Supporting life is what makes Earth special; if that’s snuffed out and Earth becomes just another dead rock floating through space, I’d argue it isn’t fine at all, in the same sense that you or I wouldn’t be fine if we suddenly died, even though our physical corpse would remain for much longer.
And we’re WAY far away from life being completely extinguished, but even in its current state with life relatively abundant, Earth is running a high fever, so I’d say it’s already crossed the ‘not fine’ line.
We’ve discovered hundreds of billions of planets, and so far we’re only aware of life existing on a single one of them: life is an incredibly rare, incredibly fragile, statistically insignificant fluke in our universe. It may literally be the single best example of “it’s the exception, not the rule”.
So, why are people always so certain that it’ll persist? Life in general will certainly persist well beyond humans, but even the most resilient of extremophiles have their limits. The whole “Life, uh, finds a way” is great and all, until it doesn’t.
The damage we’re doing to our planet directly is pretty small on a universal scale, but we’re playing with forces we don’t understand - some of those forces are feedback loops, so our involvement may be the first tiny domino that sets off a cascade of increasingly large dominos until our planet is molten all the way to its core.
Or, we die off and feedback loops stop, the environment stabalizes, and Earth lives on happily ever after. Or anything in between: the point is we have no idea, and no basis to make and real predictions good or bad.
Hopefully Earth will be fine.
…sorry that was so wordy. I ramble when I’m tired.
If the heartbreak I feel didn’t come through about the destruction of our home and everything that makes survival on it easy, the possibility of our total extinction and the certainty of massive scale suffering of every living thing on the planet, then let me make it clear: Yes, that’s a bad thing.
You’re absolutely right. People insist on making this ridiculous point every time a topic like this comes up. It’s like, holy shit, just let the destruction of all life on Earth be the point of the conversation instead of some stupid tangent about a lifeless rock in space.
I agree, but this argument only hold up in the big picture.

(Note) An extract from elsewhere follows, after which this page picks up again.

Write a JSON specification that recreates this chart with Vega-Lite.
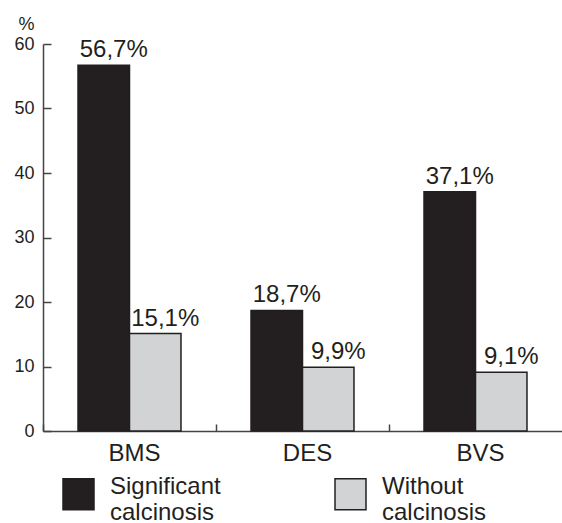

Nature today, animals especially are hurting now. So are we. I think we have an obligation to future generations in terms of doing our best to keep the planet habitable and to all current lifeforms to stop making this planet such a shitty place to be (talking about both domestic animals that are factory farmed into food and wild animals such as these birds that starve to death because their filled stomach doesn’t have any nutritional value and also can’t leave their body).